A slow fps is like a slide show.
At 30fps or better, and most people cant even notice it.
Actually i did some reading up on this, since it is constantly brought up in games (like cs)
You can see over 200 fps, but at higher amounts of frame rates your not going to be able to notice something like a tiny spec, moving in 1 frame to the next.
You will be able to see major changes, like if the screen flashes red you will notice the difference.
The more fps=the more fluid the motion is going to look.
Article for those interested about the human eye/fps
Thanks alot both of you.:up:
Cheers Tom
Couple of things to add to the info above;
LCD's will only show 60fps max since that is the limit of it's refresh rate. (more expensive monitors will go higher)
_good_ crt monitors will run at 120hz so that with the proper equipment (a quadro card and shutter glasses), you can do full motion 3D. (since each eye _wants_ 60 fps to make it look good).
Shutter Glasses
so i guess i should set crysis high and grab a set of shutter glasses.
The glasses would only work if the program supports them.

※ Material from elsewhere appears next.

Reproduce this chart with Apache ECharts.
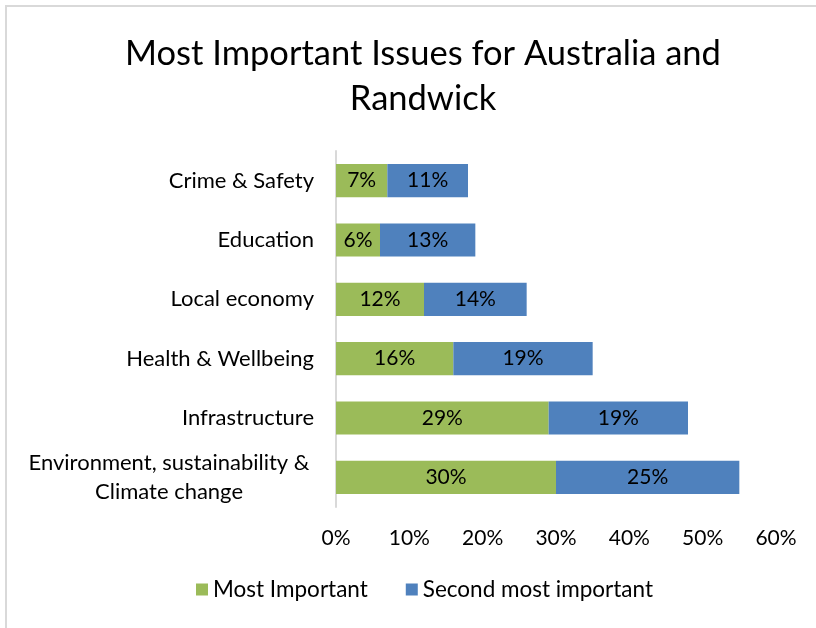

The software needs to be able to switch the images for left and right eyes to be effective. Also there are no consumer gaming cards with a stereo connector. Most of the quadro cards and firegl cards (except the low end ones), have a connector on them for the stereo transmitter or wired glasses. (I have both kinds...)
A little more clarification. Games have a renderer to take the code and make an image. Each update to the game is rendered as a new frame, and the frames are then played in succession to each other. The higher the FPS (frames per second), the higher the UPS is (updates per second). Sometimes, games will do an update, but skip the frame for it (so other processes can catch up to the update). If you have fast enough hardware that you can update a certain amount each second and render the same thing, you'll have fast updates and frames. Like D1337 said, slow would look like a slideshow, and high would look like a movie. High UPS and high FPS = most fun.
The human eye cant tell the difference from anything above 70fps. Like what has already been said, the more frames the better the picture.